Up till then corporate law was still the dominant framework for what passed as corporate governance. Before 1992 (what a year!!), so little seems to have been achieved. And since then it has been revolutionary. What took place before Cadbury was clearly not adequate, was inflexible, often out-of-date and therefore could not keep up with best practices even when supported by additional stock exchange rules. More appears to have happened in the past fourteen years than all that has taken place since the invention of the joint stock company in 1844!! Yet, the California Public Employees' Retirement System (CalPERS), the world's best known driver of corporate governance recommended in a 1997 publication that periodic review and updating of best practice guidelines should continue while noting that the underlying principle of Cadbury was that the board's structure should be built upon the twin concepts of independence from management and accountability to owners.

Here in Guyana it has been a march backwards. Whether it is the youngsters who say corporate governance in Guyana sucks or the more elegant older folks who would be more comfortable to say that it stinks, the consensus is that things are truly bad and any progress is more superficial and cosmetic than real. Corporate bullies behave worse than the plantation owners using their offices to secretly and improperly enrich themselves often at shareholders' expense, turnaround and use shareholders' funds to pay huge fees to their auditors and accountants to conceal their misdeeds and then pay huge fees to their attorneys to frustrate shareholders' rights and the regulators' duty to enforce the rules.

SEC changes:

While we in Guyana seem doomed to this culture, the world of corporate governance is moving on. This week the five-member US Securities and Exchange Commission (SEC) voted unanimously to propose the biggest changes in rules governing disclosure of executives' compensation since 1992. The new rules requiring companies to provide far greater detail about executives' pay and perks in an effort to bring more openness to an area that has provoked investor anger and could come into force shortly after a 60-day public comment period, possibly in time for the spring annual-meeting season next year.

Under the new rules, publicly traded companies would have to provide annually information on the total yearly compensation for their chief executive officers, chief financial officers and the next three highest-paid executives. The true costs to the bottom line of the executives' pay packages, including stock options, a regular feature of US executives' compensation packages, would have to be spelled out. According to one of the five SEC Commissioners, ''This information is information that shareholders have a right to know.''

Companies would be required to explain the objectives behind executives' compensation and annual filings would have to include sections written in plain English on executive pay. Imagine in a post-Enron USA the SEC Chairman Christopher Cox, who has made fuller disclosure a priority since taking the agency helm last August saying, ''Simply put, our rules are out of date.'' He has not heard about Guyana.

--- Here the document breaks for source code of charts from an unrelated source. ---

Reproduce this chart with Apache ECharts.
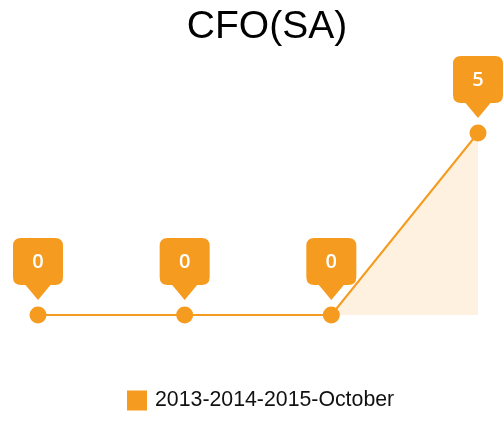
<!DOCTYPE html>
<html>
<head>
<meta charset="utf-8">
<script src="https://cdn.jsdelivr.net/npm/echarts@6/dist/echarts.min.js"></script>
<style>
  html, body { margin: 0; padding: 0; background: #fff; }
  #chart { width: 504px; height: 421px; }
</style>
</head>
<body>
<div id="chart"></div>
<script>
const categories = ['2013', '2014', '2015', 'October'];
const values = [0, 0, 0, 5];
const seriesName = '2013-2014-2015-October';
const titleText = 'CFO(SA)';

const orange = '#F59B1F';
// rounded box with a pointer underneath
const pinPath = 'path://M8,0 L42,0 Q50,0 50,8 L50,39 Q50,47 42,47 L37.5,47 L25,62 L12.5,47 L8,47 Q0,47 0,39 L0,8 Q0,0 8,0 Z';

const chart = echarts.init(document.getElementById('chart'));
chart.setOption({
  animation: false,
  title: {
    text: titleText,
    left: 262,
    textAlign: 'center',
    top: 3,
    textStyle: {
      fontFamily: 'Liberation Sans, Arial, sans-serif',
      fontWeight: 'normal',
      fontSize: 39,
      color: '#000'
    }
  },
  legend: {
    top: 385,
    left: 122,
    itemWidth: 20,
    itemHeight: 20,
    icon: 'rect',
    textStyle: {
      fontFamily: 'Liberation Sans, Arial, sans-serif',
      fontSize: 21.3,
      color: '#111',
      padding: [0, 0, 0, 3]
    },
    data: [seriesName]
  },
  grid: { left: 38, right: 26, top: 133, bottom: 106 },
  xAxis: {
    type: 'category',
    data: categories,
    boundaryGap: false,
    show: false
  },
  yAxis: {
    type: 'value',
    min: 0,
    max: 5,
    show: false
  },
  series: [
    {
      name: seriesName,
      type: 'line',
      data: values,
      symbol: 'circle',
      symbolSize: 17,
      itemStyle: { color: orange },
      lineStyle: { color: orange, width: 2 },
      areaStyle: { color: 'rgba(245,155,31,0.2)' },
      markPoint: {
        symbol: pinPath,
        symbolSize: [50, 62],
        symbolOffset: [0, -46],
        itemStyle: { color: orange },
        label: {
          show: true,
          position: 'inside',
          offset: [0, -7],
          color: '#fff',
          fontSize: 20,
          fontWeight: 600,
          fontFamily: 'Open Sans, sans-serif'
        },
        data: values.map((v, i) => ({ coord: [i, v], value: v }))
      }
    }
  ]
});
</script>
</body>
</html>
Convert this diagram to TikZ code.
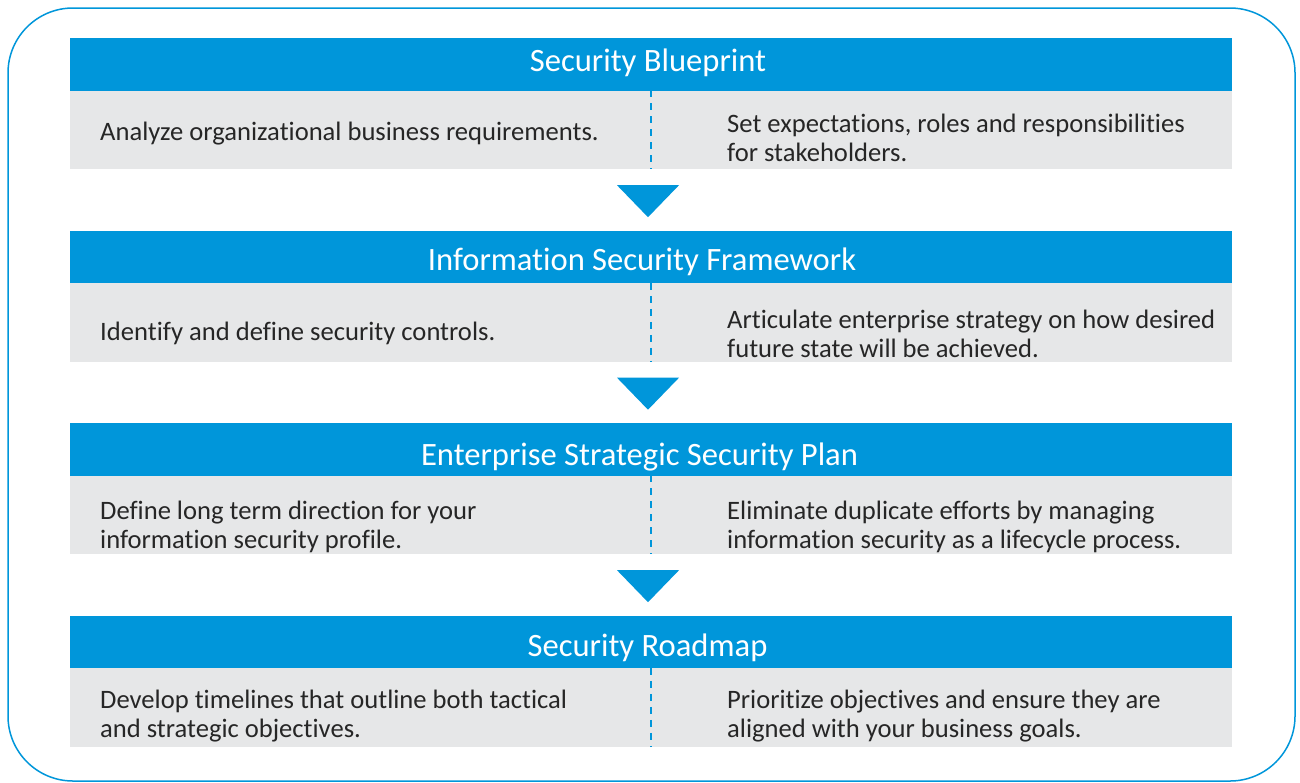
\documentclass[tikz,border=0pt]{standalone}
\usepackage{fontspec}
\setmainfont{Carlito}[Ligatures=NoCommon]
\usetikzlibrary{calc}
\definecolor{secblue}{HTML}{0096DA}
\definecolor{secgray}{HTML}{E6E7E8}
\definecolor{sectext}{HTML}{262626}

\begin{document}
\begin{tikzpicture}[x=1pt, y=-1pt,
	head/.style={fill=secblue, minimum width=1162pt, minimum height=52.5pt, inner sep=0pt},
	title/.style={anchor=base, text=white, inner sep=0pt, font=\fontsize{32.6}{38}\selectfont},
	band/.style={fill=secgray, minimum width=1162pt, minimum height=78.5pt, inner sep=0pt},
	txt/.style={anchor=west, align=left, text=sectext, inner sep=0pt, font=\fontsize{26.6}{29}\selectfont},
	divider/.style={draw=secblue, line width=2.5pt, dash pattern=on 7pt off 6pt},
	pointer/.style={fill=secblue}]
				\useasboundingbox (0,0) rectangle (1300,782);
				\draw[secblue, line width=1.5pt, rounded corners=65pt] (8,8) rectangle (1295,781);
				% section 1
				\node[head] (h1) at (651, 64.25) {};
				\node[title] (t1) at (648, 71) {Security Blueprint};
				\node[band] (b1) at (651, 129.75) {};
				\node[txt] (l1) at (100, 134) {Analyze organizational business requirements.};
				\node[txt] (r1) at (727, 137.5) {Set expectations, roles and responsibilities\\ for stakeholders.};
				\draw[divider] (b1.north) -- (b1.south);
				\fill[pointer] ($(b1.south)+(-34,16)$) -- ++(62,0) -- ++(-31,32) -- cycle;
				% section 2
				\node[head] (h2) at (651, 256.75) {};
				\node[title] (t2) at (642, 270) {Information Security Framework};
				\node[band] (b2) at (651, 322.25) {};
				\node[txt] (l2) at (100, 333) {Identify and define security controls.};
				\node[txt] (r2) at (727, 334) {Articulate enterprise strategy on how desired\\ future state will be achieved.};
				\draw[divider] (b2.north) -- (b2.south);
				\fill[pointer] ($(b2.south)+(-34,16)$) -- ++(62,0) -- ++(-31,32) -- cycle;
				% section 3
				\node[head] (h3) at (651, 449.25) {};
				\node[title] (t3) at (639.5, 465.7) {Enterprise Strategic Security Plan};
				\node[band] (b3) at (651, 514.75) {};
				\node[txt] (l3) at (100, 527) {Define long term direction for your\\ information security profile.};
				\node[txt] (r3) at (727, 527) {Eliminate duplicate efforts by managing\\ information security as a lifecycle process.};
				\draw[divider] (b3.north) -- (b3.south);
				\fill[pointer] ($(b3.south)+(-34,16)$) -- ++(62,0) -- ++(-31,32) -- cycle;
				% section 4
				\node[head] (h4) at (651, 641.75) {};
				\node[title] (t4) at (647.5, 656.7) {Security Roadmap};
				\node[band] (b4) at (651, 707.25) {};
				\node[txt] (l4) at (100, 716.5) {Develop timelines that outline both tactical\\ and strategic objectives.};
				\node[txt] (r4) at (727, 716.5) {Prioritize objectives and ensure they are\\ aligned with your business goals.};
				\draw[divider] (b4.north) -- (b4.south);
\end{tikzpicture}
\end{document}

Interestingly the Business Roundtable, a group representing chief executives of the largest corporations, offered their support albeit with some qualifications to the SEC proposal, making confirmation all the more likely.

Jamaica:

And in Jamaica, that country's Private Sector Organisation (PSOJ) has just adopted rules on disclosure of compensation that follows the UK practice before a more recent revision in the latter country. The PSOJ clearly does not consider that the provisions of their newly minted Companies Act go far enough. In legislation that is not dissimilar to Guyana their Act requires disclosure of directors' emoluments, pensions (past and present), and compensation in respect of loss of office. "Emoluments", in relation to a director, means the gross sum subject to income tax payable to him as emoluments and includes fees and percentages, any sums paid by way of expenses allowance insofar as those sums are charged to income tax, any contribution paid in respect of him under any pension scheme and the estimated money value of any other benefits received by him otherwise than in cash. "Pension" includes any superannuation allowance, superannuation gratuity or similar payment.

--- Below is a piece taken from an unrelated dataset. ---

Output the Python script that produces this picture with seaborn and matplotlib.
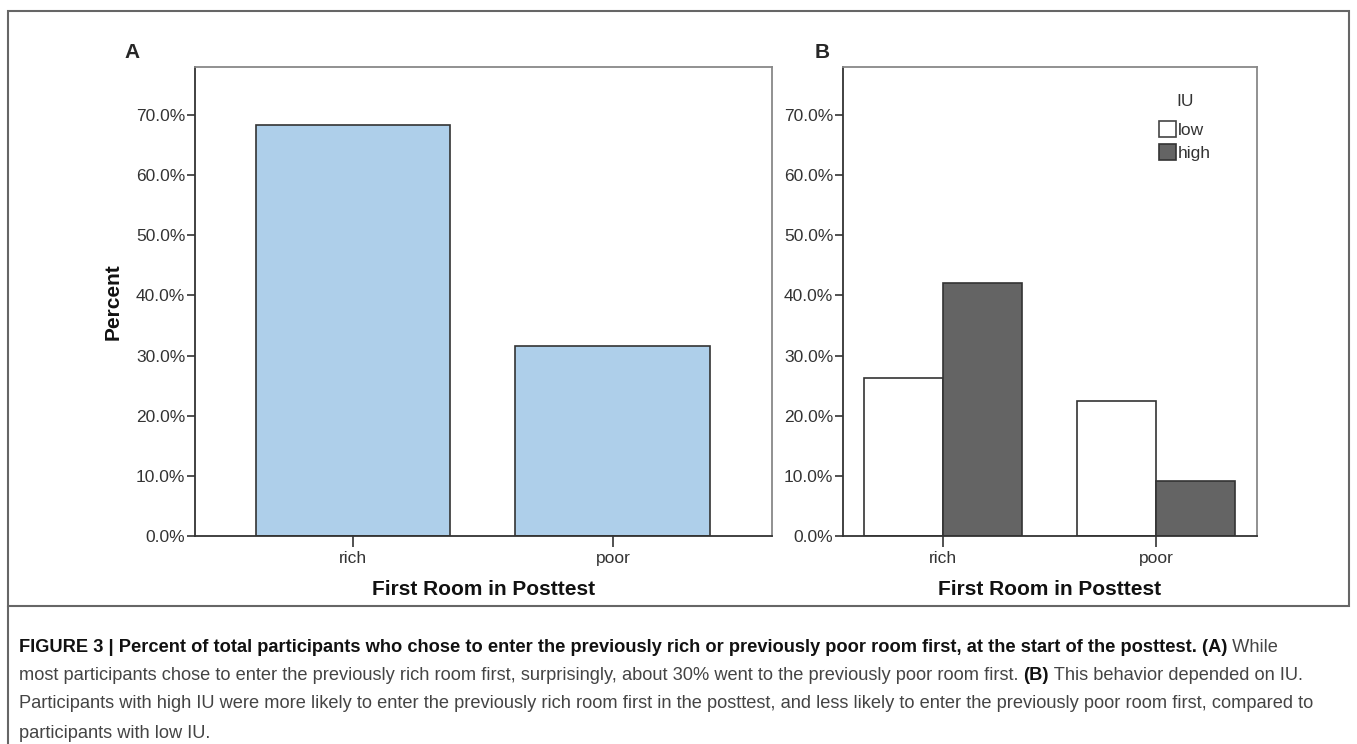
import matplotlib
matplotlib.use("Agg")
import matplotlib.pyplot as plt
import matplotlib.font_manager as fm
from matplotlib.patches import Rectangle
from matplotlib.lines import Line2D
from matplotlib.ticker import FuncFormatter
import seaborn as sns
import pandas as pd

# data
rooms = ["rich", "poor"]
pct_total = [68.4, 31.6]
iu_levels = ["low", "high"]
pct_low = [26.3, 22.4]
pct_high = [42.1, 9.2]
yticks = [0, 10, 20, 30, 40, 50, 60, 70]

sns.set_style("white")
plt.rcParams["font.family"] = ["Liberation Sans", "DejaVu Sans"]

W, H = 1357, 744
fig = plt.figure(figsize=(W / 100, H / 100), dpi=100)

def px_axes(x0, x1, y0, y1):
    return fig.add_axes([x0 / W, 1 - y1 / H, (x1 - x0) / W, (y1 - y0) / H])

axA = px_axes(195, 772, 67, 536)
axB = px_axes(843, 1257, 67, 536)

dfA = pd.DataFrame({"room": rooms, "pct": pct_total})
sns.barplot(data=dfA, x="room", y="pct", order=rooms, color="#aecfea",
            saturation=1, width=0.75, edgecolor="#333333", linewidth=1.2, ax=axA)

dfB = pd.DataFrame({
    "room": rooms * 2,
    "IU": [iu_levels[0]] * 2 + [iu_levels[1]] * 2,
    "pct": pct_low + pct_high,
})
sns.barplot(data=dfB, x="room", y="pct", hue="IU", order=rooms, hue_order=iu_levels,
            palette=["#ffffff", "#646464"], saturation=1, width=0.74,
            edgecolor="#333333", linewidth=1.2, ax=axB)

fmt = FuncFormatter(lambda v, p: f"{v:.1f}%")
for ax, xl in ((axA, (-0.608, 1.612)), (axB, (-0.469, 1.474))):
    ax.set_xlim(*xl)
    ax.set_ylim(0, 78)
    ax.set_yticks(yticks)
    ax.yaxis.set_major_formatter(fmt)
    ax.tick_params(axis="y", left=True, length=6, width=1.2, color="#333333",
                   labelsize=12.5, labelcolor="#333333", pad=1)
    ax.tick_params(axis="x", bottom=True, length=8, width=1.2, color="#333333",
                   labelsize=12.5, labelcolor="#333333", pad=3)
    for s in ("left", "bottom"):
        ax.spines[s].set_color("#333333")
        ax.spines[s].set_linewidth(1.3)
    for s in ("top", "right"):
        ax.spines[s].set_color("#888888")
        ax.spines[s].set_linewidth(1.3)
    ax.set_xlabel("First Room in Posttest", fontsize=15, fontweight="bold", color="#111111")
    ax.xaxis.set_label_coords(0.5, -0.093)
    ax.set_ylabel("")

axA.set_ylabel("Percent", fontsize=15, fontweight="bold", color="#111111")
axA.yaxis.set_label_coords(-0.125, 0.5)

handles = [Rectangle((0, 0), 1, 1, facecolor="#ffffff", edgecolor="#444444", lw=1.2),
           Rectangle((0, 0), 1, 1, facecolor="#646464", edgecolor="#333333", lw=1.2)]
axB.get_legend().remove()
leg = axB.legend(handles, iu_levels, title="IU", loc="upper left",
                 bbox_to_anchor=(0.743, 0.962), frameon=False, fontsize=12.5,
                 title_fontsize=12.5, handlelength=0.95, handleheight=1.05,
                 handletextpad=0.1, labelspacing=0.35, borderpad=0)
leg.get_title().set_color("#333333")
leg._legend_box.sep = 9
for t in leg.get_texts():
    t.set_color("#333333")

fig.text(132 / W, 1 - 52 / H, "A", fontsize=15, fontweight="bold", ha="center", va="center")
fig.text(822 / W, 1 - 52 / H, "B", fontsize=15, fontweight="bold", ha="center", va="center")

# outer frame and caption rule
fig.add_artist(Rectangle((8 / W, 1 - 606 / H), (1349 - 8) / W, (606 - 11) / H,
                         transform=fig.transFigure, fill=False, edgecolor="#666666", lw=1.5))
fig.add_artist(Line2D([8 / W, 8 / W], [0, 1 - 606 / H], transform=fig.transFigure,
                      color="#666666", lw=1.5))

# caption
names = {f.name for f in fm.fontManager.ttflist}
cap_fam = ["Liberation Sans Narrow", "DejaVu Sans"] if "Liberation Sans Narrow" in names else ["Liberation Sans", "DejaVu Sans"]

lines = [
    [("FIGURE 3 | Percent of total participants who chose to enter the previously rich or previously poor room first, at the start of the posttest. (A)", "bold"),
     (" While", "normal")],
    [("most participants chose to enter the previously rich room first, surprisingly, about 30% went to the previously poor room first. ", "normal"),
     ("(B)", "bold"), (" This behavior depended on IU.", "normal")],
    [("Participants with high IU were more likely to enter the previously rich room first in the posttest, and less likely to enter the previously poor room first, compared to", "normal")],
    [("participants with low IU.", "normal")],
]
line_y = [647, 676, 704, 733]
renderer = fig.canvas.get_renderer()

# pick the caption size so the third line spans the same width as in the figure
probe = fig.text(0, 0, lines[2][0][0], fontsize=10, family=cap_fam)
cap_size = 10 * 1300 / probe.get_window_extent(renderer).width
probe.remove()

for y, runs in zip(line_y, lines):
    x = 19
    for txt, weight in runs:
        t = fig.text(x / W, 1 - y / H, txt, fontsize=cap_size, fontweight=weight,
                     family=cap_fam, va="center", ha="left",
                     color="#111111" if weight == "bold" else "#444444")
        x += t.get_window_extent(renderer).width

fig.savefig("out.png", dpi=100)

The rules which will become mandatory effective next year will require the company's annual report to contain a statement of remuneration policy and details of the remuneration of its directors and set out the company policy on non-executive directors' remuneration.

The UK:

Previously set out in what is referred to as the Combined Code for listed companies, the disclosure requirements in the UK have now put in the law imposing on directors a duty to prepare a directors' remuneration report not only setting out the information specified in the law but also how the information should be presented (in tabular form).

The auditors are required to report in respect of the auditable part of the directors' remuneration report whether in their opinion that part of the directors' remuneration report has been properly prepared in accordance with the Companies' Act.

The directors' remuneration report is subject to shareholders' approval at the AGM and must be included in the notice therefor.

Information to be included in the remuneration report not requiring examination by the auditor would include the name of each director who was a member of the committee at any time when the committee was considering any such matter and the name of any person who provided to the committee advice, or services, that materially assisted the committee in their consideration of any such matter.

Information to be included in the remuneration report and subject to audit includes the amount of each director's emoluments and compensation including the total amount of salary and fees paid to or receivable by the person in respect of qualifying services; the total amount of bonuses so paid or receivable; the total amount of sums paid by way of expenses allowance; any compensation for loss of office; Excess retirement benefits of directors and past directors; Pensions; Long term incentive schemes; and Share options.

Back to Guyana:

The Guyana Companies Act containing the basic disclosure requirement for directors' remuneration is modelled on the Canadian Business Corporations Act and the provisions are not too dissimilar to the UK's. The problem is that the bunker ethos in our public companies causes them to ignore completely both the law and good practice. Ever willing auditors not only ignore their own professional obligations but act as the handmaidens to what amounts to breaches of the law. The only time that the law was tested in court resulted in a ruling that the company should disclose but this ruling was ignored by the company despite its undertaking to do so.

Companies continue to follow questionable legal advice that the law on disclosure only applies to non-executive directors. Would the accounting profession now be brave and willing to seek further counsel given the developments elsewhere? How much longer will it take us to digest the findings of McKinsey the international management consultants that good corporate practice is also good business.